Return the material word for word. Do not include the pictures.
** start **
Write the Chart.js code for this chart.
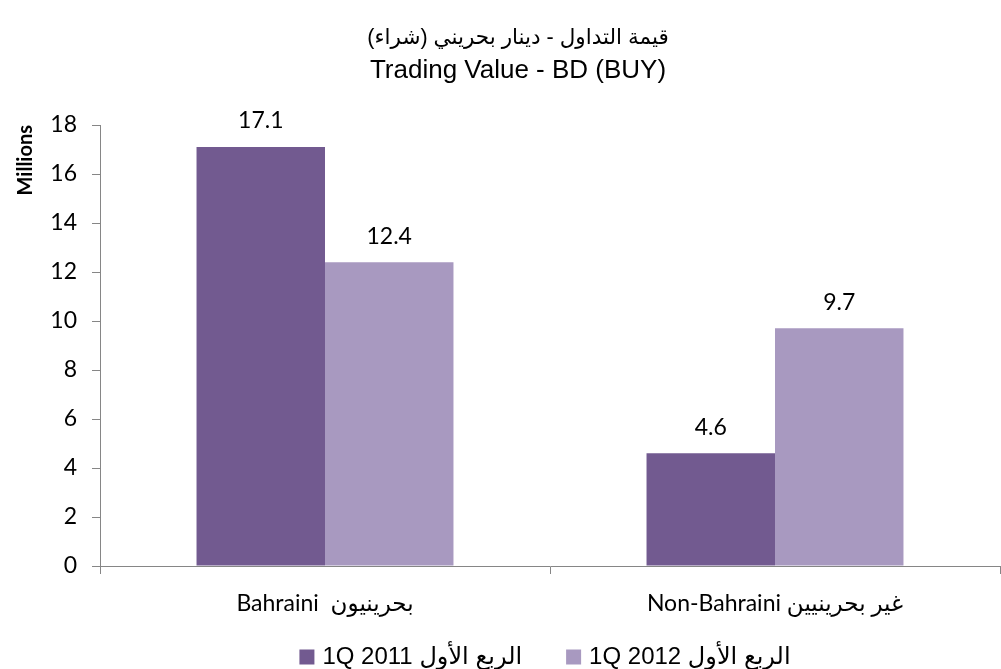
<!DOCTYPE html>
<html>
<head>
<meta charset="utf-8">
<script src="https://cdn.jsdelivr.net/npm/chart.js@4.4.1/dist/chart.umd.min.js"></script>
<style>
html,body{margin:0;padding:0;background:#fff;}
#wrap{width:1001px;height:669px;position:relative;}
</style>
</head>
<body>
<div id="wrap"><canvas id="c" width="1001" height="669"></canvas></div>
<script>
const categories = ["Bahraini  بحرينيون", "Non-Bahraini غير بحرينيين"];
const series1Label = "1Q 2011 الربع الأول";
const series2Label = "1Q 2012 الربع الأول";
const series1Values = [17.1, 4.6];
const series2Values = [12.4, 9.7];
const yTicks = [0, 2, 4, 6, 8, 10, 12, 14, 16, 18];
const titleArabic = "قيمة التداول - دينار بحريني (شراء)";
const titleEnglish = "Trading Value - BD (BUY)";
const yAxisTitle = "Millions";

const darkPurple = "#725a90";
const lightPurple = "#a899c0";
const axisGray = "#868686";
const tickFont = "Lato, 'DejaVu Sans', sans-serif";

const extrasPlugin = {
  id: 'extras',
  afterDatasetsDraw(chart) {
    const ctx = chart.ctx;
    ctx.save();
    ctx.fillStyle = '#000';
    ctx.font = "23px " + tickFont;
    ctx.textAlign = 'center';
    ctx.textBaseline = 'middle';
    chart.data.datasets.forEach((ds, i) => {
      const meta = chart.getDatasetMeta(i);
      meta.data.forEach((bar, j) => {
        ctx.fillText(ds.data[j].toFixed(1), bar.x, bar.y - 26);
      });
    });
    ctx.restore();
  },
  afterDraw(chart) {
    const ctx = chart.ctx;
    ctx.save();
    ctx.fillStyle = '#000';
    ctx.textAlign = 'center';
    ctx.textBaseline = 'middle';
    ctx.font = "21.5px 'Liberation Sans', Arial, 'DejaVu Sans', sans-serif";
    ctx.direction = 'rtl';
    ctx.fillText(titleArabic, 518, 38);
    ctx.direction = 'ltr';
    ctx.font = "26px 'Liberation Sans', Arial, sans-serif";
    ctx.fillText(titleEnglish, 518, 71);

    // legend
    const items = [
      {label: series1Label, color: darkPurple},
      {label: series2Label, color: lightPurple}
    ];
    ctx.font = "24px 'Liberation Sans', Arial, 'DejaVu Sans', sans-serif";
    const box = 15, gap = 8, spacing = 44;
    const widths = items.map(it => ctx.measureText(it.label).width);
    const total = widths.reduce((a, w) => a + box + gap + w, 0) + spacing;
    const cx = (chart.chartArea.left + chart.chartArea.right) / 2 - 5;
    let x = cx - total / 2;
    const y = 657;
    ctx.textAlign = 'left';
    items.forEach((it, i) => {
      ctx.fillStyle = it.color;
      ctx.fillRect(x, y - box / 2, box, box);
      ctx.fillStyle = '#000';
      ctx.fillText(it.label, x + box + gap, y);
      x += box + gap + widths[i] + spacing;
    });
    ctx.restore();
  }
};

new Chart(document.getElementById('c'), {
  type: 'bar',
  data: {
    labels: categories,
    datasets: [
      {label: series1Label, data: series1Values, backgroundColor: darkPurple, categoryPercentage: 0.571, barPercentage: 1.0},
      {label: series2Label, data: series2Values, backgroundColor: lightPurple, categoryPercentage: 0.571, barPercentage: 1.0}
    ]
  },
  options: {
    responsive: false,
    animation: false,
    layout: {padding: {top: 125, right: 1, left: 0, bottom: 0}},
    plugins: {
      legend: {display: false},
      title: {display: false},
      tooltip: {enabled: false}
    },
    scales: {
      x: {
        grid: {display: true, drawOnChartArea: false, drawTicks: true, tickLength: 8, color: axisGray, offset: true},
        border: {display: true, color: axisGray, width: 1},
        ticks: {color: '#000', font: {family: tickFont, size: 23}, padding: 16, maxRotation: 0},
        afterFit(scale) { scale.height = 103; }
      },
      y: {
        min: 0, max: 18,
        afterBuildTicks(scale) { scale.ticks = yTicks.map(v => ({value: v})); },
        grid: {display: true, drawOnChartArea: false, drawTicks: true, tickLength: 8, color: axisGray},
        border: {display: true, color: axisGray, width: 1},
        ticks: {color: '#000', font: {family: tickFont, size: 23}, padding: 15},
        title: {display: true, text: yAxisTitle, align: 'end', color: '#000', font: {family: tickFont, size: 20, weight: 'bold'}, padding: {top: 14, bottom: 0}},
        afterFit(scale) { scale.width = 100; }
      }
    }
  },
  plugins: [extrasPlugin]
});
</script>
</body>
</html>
** end **
**SOLUTION**
Write the Chart.js code for this chart.
<!DOCTYPE html>
<html>
<head>
<meta charset="utf-8">
<script src="https://cdn.jsdelivr.net/npm/chart.js@4.4.1/dist/chart.umd.min.js"></script>
<style>
html,body{margin:0;padding:0;background:#fff;}
#wrap{width:1001px;height:669px;position:relative;}
</style>
</head>
<body>
<div id="wrap"><canvas id="c" width="1001" height="669"></canvas></div>
<script>
const categories = ["Bahraini  بحرينيون", "Non-Bahraini غير بحرينيين"];
const series1Label = "1Q 2011 الربع الأول";
const series2Label = "1Q 2012 الربع الأول";
const series1Values = [17.1, 4.6];
const series2Values = [12.4, 9.7];
const yTicks = [0, 2, 4, 6, 8, 10, 12, 14, 16, 18];
const titleArabic = "قيمة التداول - دينار بحريني (شراء)";
const titleEnglish = "Trading Value - BD (BUY)";
const yAxisTitle = "Millions";

const darkPurple = "#725a90";
const lightPurple = "#a899c0";
const axisGray = "#868686";
const tickFont = "Lato, 'DejaVu Sans', sans-serif";

const extrasPlugin = {
  id: 'extras',
  afterDatasetsDraw(chart) {
    const ctx = chart.ctx;
    ctx.save();
    ctx.fillStyle = '#000';
    ctx.font = "23px " + tickFont;
    ctx.textAlign = 'center';
    ctx.textBaseline = 'middle';
    chart.data.datasets.forEach((ds, i) => {
      const meta = chart.getDatasetMeta(i);
      meta.data.forEach((bar, j) => {
        ctx.fillText(ds.data[j].toFixed(1), bar.x, bar.y - 26);
      });
    });
    ctx.restore();
  },
  afterDraw(chart) {
    const ctx = chart.ctx;
    ctx.save();
    ctx.fillStyle = '#000';
    ctx.textAlign = 'center';
    ctx.textBaseline = 'middle';
    ctx.font = "21.5px 'Liberation Sans', Arial, 'DejaVu Sans', sans-serif";
    ctx.direction = 'rtl';
    ctx.fillText(titleArabic, 518, 38);
    ctx.direction = 'ltr';
    ctx.font = "26px 'Liberation Sans', Arial, sans-serif";
    ctx.fillText(titleEnglish, 518, 71);

    // legend
    const items = [
      {label: series1Label, color: darkPurple},
      {label: series2Label, color: lightPurple}
    ];
    ctx.font = "24px 'Liberation Sans', Arial, 'DejaVu Sans', sans-serif";
    const box = 15, gap = 8, spacing = 44;
    const widths = items.map(it => ctx.measureText(it.label).width);
    const total = widths.reduce((a, w) => a + box + gap + w, 0) + spacing;
    const cx = (chart.chartArea.left + chart.chartArea.right) / 2 - 5;
    let x = cx - total / 2;
    const y = 657;
    ctx.textAlign = 'left';
    items.forEach((it, i) => {
      ctx.fillStyle = it.color;
      ctx.fillRect(x, y - box / 2, box, box);
      ctx.fillStyle = '#000';
      ctx.fillText(it.label, x + box + gap, y);
      x += box + gap + widths[i] + spacing;
    });
    ctx.restore();
  }
};

new Chart(document.getElementById('c'), {
  type: 'bar',
  data: {
    labels: categories,
    datasets: [
      {label: series1Label, data: series1Values, backgroundColor: darkPurple, categoryPercentage: 0.571, barPercentage: 1.0},
      {label: series2Label, data: series2Values, backgroundColor: lightPurple, categoryPercentage: 0.571, barPercentage: 1.0}
    ]
  },
  options: {
    responsive: false,
    animation: false,
    layout: {padding: {top: 125, right: 1, left: 0, bottom: 0}},
    plugins: {
      legend: {display: false},
      title: {display: false},
      tooltip: {enabled: false}
    },
    scales: {
      x: {
        grid: {display: true, drawOnChartArea: false, drawTicks: true, tickLength: 8, color: axisGray, offset: true},
        border: {display: true, color: axisGray, width: 1},
        ticks: {color: '#000', font: {family: tickFont, size: 23}, padding: 16, maxRotation: 0},
        afterFit(scale) { scale.height = 103; }
      },
      y: {
        min: 0, max: 18,
        afterBuildTicks(scale) { scale.ticks = yTicks.map(v => ({value: v})); },
        grid: {display: true, drawOnChartArea: false, drawTicks: true, tickLength: 8, color: axisGray},
        border: {display: true, color: axisGray, width: 1},
        ticks: {color: '#000', font: {family: tickFont, size: 23}, padding: 15},
        title: {display: true, text: yAxisTitle, align: 'end', color: '#000', font: {family: tickFont, size: 20, weight: 'bold'}, padding: {top: 14, bottom: 0}},
        afterFit(scale) { scale.width = 100; }
      }
    }
  },
  plugins: [extrasPlugin]
});
</script>
</body>
</html>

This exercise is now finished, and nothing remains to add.